Below are the records. Gather each line that holds "matplotlib".

*Data provided*.
┌──

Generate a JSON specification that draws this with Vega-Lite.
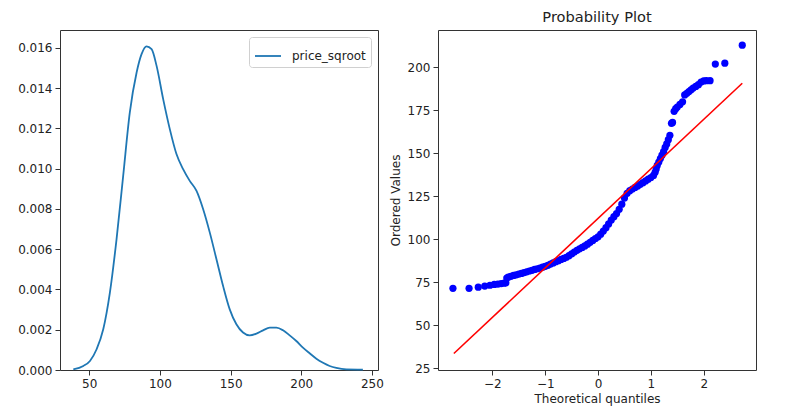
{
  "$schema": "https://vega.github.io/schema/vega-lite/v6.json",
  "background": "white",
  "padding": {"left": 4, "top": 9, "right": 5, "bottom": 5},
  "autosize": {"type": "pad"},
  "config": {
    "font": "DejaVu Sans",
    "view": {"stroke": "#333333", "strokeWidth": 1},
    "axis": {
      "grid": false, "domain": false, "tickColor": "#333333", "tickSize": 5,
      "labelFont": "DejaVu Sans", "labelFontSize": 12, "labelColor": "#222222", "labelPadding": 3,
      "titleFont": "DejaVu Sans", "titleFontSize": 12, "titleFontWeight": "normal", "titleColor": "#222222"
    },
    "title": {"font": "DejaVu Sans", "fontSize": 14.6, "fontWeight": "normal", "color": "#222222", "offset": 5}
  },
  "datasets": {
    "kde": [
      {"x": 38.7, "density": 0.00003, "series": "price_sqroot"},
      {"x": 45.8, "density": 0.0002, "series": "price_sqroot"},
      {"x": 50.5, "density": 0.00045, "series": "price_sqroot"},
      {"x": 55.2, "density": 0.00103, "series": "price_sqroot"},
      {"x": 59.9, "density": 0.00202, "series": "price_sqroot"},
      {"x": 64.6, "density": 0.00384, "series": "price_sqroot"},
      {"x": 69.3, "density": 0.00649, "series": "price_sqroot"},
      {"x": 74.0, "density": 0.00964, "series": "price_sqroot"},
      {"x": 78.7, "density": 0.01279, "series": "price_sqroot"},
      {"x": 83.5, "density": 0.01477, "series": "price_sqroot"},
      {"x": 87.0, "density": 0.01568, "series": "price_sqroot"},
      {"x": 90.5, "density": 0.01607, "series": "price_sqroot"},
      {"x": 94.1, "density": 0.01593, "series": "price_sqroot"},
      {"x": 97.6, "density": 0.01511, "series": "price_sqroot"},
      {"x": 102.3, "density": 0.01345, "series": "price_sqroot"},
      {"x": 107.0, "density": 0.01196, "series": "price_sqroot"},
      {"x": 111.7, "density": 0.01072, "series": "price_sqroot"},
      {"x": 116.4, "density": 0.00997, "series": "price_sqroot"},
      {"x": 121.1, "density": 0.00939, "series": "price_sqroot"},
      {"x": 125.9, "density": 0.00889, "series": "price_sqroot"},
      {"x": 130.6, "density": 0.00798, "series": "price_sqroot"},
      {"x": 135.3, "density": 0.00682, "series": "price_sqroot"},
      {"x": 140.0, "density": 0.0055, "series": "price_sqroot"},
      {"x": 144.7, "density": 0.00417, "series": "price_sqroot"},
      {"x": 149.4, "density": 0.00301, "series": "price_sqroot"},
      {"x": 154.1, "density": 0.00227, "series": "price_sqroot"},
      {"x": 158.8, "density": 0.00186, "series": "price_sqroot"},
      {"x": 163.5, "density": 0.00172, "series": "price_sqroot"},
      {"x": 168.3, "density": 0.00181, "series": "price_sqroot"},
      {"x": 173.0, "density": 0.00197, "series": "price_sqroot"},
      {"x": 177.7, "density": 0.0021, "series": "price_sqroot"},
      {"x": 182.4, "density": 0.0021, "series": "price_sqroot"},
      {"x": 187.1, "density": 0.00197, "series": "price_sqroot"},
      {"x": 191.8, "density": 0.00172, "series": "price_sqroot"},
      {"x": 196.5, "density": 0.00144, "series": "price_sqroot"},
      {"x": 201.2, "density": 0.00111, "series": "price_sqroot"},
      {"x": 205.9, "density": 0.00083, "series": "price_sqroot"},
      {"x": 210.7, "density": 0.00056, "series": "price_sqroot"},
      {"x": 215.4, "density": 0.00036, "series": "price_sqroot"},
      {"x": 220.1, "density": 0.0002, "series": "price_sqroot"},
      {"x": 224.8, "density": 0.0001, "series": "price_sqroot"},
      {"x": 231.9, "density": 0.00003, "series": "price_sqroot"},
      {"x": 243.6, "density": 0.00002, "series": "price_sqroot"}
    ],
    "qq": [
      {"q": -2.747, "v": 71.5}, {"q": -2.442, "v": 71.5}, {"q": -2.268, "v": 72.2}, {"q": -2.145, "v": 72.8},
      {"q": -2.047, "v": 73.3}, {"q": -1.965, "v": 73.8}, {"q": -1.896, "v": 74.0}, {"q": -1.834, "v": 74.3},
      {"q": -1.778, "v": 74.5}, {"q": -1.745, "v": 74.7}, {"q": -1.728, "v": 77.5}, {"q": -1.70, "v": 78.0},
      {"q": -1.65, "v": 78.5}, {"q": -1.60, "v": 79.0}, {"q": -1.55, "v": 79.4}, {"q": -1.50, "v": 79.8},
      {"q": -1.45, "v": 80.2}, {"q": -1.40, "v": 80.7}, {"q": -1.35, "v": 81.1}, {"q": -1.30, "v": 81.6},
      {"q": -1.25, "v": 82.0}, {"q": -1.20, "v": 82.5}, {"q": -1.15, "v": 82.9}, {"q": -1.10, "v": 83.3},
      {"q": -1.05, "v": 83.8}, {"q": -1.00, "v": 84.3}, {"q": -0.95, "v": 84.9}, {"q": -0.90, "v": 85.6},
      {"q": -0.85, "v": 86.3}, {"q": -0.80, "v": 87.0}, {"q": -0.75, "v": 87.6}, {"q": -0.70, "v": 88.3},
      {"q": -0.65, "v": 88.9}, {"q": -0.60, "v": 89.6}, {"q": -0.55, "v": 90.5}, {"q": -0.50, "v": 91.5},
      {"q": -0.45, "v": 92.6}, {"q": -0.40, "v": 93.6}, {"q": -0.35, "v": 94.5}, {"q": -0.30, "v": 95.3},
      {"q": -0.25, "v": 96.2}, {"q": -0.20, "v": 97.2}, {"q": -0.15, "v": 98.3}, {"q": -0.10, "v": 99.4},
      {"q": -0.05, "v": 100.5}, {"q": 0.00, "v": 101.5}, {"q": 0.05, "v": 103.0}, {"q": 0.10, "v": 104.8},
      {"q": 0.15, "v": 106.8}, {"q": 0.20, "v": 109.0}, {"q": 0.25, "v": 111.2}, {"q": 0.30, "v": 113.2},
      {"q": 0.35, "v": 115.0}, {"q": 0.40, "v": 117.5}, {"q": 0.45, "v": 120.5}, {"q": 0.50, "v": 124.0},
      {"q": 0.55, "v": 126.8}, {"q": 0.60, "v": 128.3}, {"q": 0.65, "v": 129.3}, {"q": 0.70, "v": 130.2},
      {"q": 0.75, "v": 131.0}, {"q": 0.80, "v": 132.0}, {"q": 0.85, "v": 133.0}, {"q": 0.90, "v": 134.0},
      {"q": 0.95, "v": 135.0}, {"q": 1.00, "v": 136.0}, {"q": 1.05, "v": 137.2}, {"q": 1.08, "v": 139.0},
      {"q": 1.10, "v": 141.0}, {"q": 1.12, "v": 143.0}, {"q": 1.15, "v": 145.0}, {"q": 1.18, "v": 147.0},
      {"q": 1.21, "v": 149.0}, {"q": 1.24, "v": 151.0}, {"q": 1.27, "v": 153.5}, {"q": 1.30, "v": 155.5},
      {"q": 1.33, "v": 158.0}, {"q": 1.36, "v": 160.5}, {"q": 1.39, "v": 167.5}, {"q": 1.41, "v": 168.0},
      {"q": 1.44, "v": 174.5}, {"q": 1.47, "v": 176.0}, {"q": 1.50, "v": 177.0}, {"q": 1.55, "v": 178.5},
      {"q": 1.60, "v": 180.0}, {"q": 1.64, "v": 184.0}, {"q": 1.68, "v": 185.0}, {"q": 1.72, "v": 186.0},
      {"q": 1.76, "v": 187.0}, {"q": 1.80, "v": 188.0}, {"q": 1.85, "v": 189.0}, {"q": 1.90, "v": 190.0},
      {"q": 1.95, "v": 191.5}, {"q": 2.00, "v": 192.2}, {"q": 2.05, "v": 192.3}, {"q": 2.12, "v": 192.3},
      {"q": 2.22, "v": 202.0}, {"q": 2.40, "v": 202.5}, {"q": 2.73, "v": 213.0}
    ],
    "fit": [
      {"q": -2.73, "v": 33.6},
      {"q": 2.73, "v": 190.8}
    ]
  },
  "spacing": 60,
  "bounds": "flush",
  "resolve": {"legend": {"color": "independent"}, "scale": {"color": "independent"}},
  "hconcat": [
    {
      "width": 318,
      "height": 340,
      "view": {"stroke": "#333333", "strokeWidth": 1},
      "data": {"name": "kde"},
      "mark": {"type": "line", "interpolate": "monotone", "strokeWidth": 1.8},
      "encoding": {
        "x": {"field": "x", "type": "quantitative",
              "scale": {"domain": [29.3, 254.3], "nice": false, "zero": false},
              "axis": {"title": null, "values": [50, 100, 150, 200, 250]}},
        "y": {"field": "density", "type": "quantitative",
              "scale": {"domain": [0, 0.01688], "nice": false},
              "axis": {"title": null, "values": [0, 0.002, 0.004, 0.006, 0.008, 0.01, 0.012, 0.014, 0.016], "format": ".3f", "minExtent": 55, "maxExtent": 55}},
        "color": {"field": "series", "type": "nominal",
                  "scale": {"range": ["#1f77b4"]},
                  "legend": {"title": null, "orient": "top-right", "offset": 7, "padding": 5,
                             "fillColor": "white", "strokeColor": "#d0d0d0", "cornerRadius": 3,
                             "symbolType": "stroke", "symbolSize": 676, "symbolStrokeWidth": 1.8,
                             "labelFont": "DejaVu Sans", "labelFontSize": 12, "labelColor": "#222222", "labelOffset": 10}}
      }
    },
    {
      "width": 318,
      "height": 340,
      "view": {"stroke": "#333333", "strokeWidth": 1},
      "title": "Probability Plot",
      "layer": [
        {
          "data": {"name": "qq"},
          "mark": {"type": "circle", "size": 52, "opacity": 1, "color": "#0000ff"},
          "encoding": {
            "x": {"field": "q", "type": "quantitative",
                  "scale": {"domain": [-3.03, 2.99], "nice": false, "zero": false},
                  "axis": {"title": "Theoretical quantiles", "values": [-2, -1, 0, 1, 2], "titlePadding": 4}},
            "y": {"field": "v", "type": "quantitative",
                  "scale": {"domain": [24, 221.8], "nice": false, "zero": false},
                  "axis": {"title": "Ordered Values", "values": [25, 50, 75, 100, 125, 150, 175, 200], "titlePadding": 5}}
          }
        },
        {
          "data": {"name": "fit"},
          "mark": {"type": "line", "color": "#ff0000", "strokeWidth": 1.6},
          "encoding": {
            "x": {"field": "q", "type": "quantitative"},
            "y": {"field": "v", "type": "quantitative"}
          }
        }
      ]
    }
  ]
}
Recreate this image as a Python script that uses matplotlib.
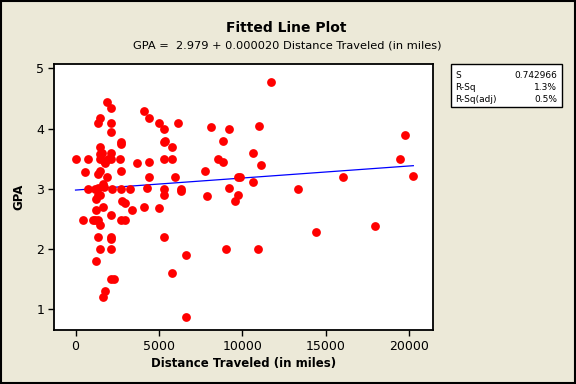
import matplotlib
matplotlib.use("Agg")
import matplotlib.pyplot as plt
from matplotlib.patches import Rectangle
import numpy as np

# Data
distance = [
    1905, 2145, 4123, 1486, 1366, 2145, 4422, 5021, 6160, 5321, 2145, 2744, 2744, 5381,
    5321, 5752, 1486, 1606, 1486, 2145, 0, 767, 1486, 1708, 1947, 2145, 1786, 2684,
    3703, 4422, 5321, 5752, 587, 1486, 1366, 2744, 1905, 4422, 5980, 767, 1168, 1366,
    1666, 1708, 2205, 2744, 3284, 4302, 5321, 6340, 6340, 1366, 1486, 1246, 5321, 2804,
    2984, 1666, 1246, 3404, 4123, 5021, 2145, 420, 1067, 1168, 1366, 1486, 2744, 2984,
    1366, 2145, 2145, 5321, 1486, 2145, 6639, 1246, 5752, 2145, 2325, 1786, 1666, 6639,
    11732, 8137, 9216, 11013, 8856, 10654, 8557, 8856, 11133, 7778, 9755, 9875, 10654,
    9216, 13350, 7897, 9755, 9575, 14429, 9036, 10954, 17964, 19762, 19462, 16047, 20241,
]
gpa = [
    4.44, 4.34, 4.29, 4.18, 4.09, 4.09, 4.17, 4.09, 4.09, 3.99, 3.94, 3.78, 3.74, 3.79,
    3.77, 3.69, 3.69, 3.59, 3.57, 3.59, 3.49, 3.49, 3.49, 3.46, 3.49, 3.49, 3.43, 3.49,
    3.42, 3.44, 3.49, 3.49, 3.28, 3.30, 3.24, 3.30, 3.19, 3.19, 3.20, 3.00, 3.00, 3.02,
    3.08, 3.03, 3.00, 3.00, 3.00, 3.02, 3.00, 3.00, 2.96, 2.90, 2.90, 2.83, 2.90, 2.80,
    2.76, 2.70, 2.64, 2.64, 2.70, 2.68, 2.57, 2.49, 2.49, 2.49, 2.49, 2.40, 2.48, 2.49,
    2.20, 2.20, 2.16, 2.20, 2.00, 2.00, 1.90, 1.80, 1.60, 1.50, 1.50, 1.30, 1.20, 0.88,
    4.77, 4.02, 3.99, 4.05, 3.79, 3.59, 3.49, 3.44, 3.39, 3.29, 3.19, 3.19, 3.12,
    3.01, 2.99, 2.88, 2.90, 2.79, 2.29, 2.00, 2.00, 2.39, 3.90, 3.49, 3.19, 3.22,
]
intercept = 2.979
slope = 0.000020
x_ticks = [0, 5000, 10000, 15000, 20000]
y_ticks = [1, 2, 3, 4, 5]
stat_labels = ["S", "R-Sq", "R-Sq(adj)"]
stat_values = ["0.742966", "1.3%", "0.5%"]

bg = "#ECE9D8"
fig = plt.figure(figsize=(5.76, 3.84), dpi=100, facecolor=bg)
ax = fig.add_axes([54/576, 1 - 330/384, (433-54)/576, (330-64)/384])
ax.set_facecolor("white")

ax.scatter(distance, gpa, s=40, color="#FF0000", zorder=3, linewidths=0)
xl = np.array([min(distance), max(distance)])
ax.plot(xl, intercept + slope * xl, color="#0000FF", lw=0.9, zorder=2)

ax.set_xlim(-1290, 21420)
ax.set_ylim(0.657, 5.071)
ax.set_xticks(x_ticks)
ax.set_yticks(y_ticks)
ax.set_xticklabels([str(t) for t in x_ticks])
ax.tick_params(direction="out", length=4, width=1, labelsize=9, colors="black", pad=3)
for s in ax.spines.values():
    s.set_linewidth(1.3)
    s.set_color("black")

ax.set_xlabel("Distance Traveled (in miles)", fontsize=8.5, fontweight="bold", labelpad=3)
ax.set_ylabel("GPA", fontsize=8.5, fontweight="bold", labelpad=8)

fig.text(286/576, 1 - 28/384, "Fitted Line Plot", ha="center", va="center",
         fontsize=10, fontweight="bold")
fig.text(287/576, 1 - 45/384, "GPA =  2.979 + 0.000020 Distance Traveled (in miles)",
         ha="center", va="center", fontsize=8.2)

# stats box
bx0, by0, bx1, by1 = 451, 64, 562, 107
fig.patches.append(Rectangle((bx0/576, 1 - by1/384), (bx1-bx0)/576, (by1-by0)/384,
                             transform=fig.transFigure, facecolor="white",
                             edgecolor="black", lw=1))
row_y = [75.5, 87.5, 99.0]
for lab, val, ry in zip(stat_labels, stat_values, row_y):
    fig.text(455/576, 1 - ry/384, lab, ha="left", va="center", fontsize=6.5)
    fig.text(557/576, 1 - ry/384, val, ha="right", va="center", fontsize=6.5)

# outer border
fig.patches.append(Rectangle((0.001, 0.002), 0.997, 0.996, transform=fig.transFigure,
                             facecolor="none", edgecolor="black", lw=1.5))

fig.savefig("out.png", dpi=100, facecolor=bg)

└──

*Expected output*.
Recreate this image as a Python script that uses matplotlib.
import matplotlib
matplotlib.use("Agg")
import matplotlib.pyplot as plt
from matplotlib.patches import Rectangle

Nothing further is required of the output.